**Recorded information**
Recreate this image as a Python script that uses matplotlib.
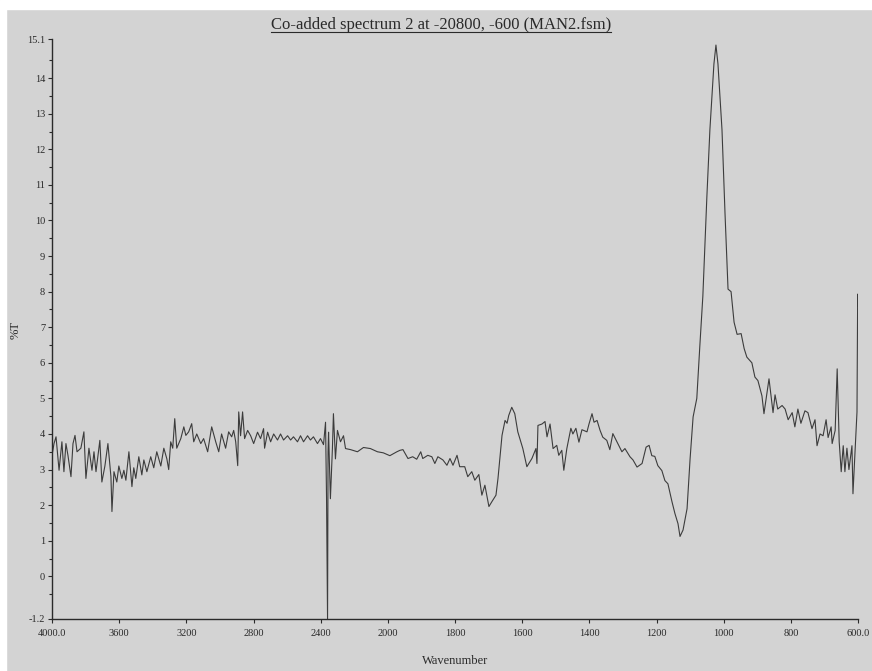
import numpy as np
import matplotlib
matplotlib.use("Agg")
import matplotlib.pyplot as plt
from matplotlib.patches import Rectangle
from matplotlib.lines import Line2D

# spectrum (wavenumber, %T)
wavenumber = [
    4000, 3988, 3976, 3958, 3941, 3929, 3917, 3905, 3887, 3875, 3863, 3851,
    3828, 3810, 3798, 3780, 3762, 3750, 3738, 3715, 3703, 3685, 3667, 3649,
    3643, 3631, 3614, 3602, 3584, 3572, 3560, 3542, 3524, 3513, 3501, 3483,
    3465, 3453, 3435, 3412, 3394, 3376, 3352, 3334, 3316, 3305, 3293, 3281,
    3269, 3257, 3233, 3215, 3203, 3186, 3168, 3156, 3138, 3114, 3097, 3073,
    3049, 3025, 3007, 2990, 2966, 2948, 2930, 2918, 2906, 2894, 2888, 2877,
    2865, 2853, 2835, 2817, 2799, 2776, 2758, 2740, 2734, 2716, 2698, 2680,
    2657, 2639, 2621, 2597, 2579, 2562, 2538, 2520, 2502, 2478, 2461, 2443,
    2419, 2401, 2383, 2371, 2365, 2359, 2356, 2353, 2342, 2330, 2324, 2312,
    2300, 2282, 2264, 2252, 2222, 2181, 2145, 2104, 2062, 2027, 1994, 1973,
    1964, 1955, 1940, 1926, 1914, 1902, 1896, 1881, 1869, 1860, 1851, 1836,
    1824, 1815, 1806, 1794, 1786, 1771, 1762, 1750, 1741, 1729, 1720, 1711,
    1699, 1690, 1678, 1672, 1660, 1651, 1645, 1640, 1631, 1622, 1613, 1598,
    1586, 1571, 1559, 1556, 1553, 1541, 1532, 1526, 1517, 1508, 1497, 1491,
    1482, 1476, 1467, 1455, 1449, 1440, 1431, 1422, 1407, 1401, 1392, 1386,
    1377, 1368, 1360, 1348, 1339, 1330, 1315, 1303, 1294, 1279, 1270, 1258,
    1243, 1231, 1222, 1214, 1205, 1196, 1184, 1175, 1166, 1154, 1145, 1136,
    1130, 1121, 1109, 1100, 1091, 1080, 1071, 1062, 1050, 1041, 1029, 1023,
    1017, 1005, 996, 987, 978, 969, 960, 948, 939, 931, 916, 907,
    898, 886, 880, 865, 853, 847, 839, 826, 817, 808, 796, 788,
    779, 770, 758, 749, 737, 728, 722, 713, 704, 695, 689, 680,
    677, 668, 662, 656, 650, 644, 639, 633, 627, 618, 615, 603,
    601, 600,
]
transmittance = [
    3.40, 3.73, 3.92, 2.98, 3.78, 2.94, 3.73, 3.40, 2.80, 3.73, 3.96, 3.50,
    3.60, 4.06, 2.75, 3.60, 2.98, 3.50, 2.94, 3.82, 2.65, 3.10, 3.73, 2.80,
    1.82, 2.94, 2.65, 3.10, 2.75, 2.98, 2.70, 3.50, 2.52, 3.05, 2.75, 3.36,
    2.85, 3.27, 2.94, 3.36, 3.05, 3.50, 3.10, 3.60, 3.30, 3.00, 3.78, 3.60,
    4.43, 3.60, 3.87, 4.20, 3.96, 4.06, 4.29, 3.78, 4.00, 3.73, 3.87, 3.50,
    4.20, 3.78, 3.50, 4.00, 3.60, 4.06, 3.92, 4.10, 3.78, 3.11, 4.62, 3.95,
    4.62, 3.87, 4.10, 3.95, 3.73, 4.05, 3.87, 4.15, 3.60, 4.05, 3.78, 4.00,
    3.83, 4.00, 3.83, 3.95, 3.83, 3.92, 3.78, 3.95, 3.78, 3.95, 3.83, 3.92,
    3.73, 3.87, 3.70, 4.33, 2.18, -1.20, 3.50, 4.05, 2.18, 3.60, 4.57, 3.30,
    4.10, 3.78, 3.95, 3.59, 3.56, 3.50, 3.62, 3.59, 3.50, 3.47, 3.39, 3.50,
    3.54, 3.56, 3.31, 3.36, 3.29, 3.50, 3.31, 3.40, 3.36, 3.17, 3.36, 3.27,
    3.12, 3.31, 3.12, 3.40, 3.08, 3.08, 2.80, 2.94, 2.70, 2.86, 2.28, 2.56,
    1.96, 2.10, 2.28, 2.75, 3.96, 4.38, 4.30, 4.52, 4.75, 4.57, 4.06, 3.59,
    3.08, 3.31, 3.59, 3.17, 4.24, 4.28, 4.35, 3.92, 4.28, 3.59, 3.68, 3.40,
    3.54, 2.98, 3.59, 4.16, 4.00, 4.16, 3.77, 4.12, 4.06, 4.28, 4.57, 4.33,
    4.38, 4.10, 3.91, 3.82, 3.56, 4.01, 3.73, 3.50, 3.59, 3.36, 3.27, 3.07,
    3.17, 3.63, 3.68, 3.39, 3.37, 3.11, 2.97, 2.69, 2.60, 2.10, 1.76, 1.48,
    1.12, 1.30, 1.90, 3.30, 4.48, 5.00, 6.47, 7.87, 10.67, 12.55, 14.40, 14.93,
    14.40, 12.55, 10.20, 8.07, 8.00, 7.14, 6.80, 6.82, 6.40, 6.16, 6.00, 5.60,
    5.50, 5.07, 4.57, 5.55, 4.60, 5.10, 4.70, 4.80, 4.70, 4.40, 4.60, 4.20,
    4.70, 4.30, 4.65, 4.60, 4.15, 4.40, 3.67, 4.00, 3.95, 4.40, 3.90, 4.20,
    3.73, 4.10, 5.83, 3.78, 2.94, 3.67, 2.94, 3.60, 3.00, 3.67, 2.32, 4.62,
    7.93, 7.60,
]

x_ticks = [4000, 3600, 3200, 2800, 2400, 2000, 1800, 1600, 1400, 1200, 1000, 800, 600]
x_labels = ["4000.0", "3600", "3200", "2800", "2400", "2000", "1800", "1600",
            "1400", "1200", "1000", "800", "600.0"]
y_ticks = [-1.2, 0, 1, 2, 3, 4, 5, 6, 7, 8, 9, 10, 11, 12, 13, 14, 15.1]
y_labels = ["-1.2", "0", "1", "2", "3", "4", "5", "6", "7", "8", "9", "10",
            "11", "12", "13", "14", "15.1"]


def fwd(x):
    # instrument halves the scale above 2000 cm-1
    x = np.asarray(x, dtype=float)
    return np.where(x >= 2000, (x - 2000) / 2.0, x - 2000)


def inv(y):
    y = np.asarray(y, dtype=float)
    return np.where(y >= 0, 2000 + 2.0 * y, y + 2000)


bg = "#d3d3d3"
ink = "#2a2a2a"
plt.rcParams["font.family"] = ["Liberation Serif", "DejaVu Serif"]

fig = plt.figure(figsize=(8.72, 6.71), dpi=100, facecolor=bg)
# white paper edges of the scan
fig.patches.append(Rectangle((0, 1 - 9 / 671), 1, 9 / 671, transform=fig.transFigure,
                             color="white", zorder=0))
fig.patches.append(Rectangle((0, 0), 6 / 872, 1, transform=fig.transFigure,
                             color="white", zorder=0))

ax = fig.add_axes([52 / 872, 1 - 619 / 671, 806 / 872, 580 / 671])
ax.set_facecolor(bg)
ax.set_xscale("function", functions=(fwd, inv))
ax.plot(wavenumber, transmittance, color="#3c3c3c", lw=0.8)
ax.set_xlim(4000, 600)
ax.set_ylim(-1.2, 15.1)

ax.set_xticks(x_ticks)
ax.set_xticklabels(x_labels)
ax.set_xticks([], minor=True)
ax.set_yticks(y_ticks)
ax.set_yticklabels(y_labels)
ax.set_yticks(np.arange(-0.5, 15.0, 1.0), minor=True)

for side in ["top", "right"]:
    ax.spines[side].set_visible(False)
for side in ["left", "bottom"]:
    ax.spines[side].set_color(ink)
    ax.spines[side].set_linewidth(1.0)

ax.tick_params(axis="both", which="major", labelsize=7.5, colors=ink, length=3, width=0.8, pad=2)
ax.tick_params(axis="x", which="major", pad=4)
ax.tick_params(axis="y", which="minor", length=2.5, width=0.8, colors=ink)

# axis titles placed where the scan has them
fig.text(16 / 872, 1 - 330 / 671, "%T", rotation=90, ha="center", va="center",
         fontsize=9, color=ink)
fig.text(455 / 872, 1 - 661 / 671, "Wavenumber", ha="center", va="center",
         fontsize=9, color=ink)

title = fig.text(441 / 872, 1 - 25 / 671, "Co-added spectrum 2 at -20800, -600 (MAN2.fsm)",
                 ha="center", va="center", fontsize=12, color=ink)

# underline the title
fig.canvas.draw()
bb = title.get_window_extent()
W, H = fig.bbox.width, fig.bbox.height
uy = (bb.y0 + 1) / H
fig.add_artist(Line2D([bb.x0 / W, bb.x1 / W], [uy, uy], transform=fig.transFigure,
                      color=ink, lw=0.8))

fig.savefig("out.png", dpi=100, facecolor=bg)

**Required work**
Without any pictures, reproduce the lines from the first one in the material through the line that has "from matplotlib.lines import Line2D", exactly as they appear.

**Complete answer**
Recreate this image as a Python script that uses matplotlib.
import numpy as np
import matplotlib
matplotlib.use("Agg")
import matplotlib.pyplot as plt
from matplotlib.patches import Rectangle
from matplotlib.lines import Line2D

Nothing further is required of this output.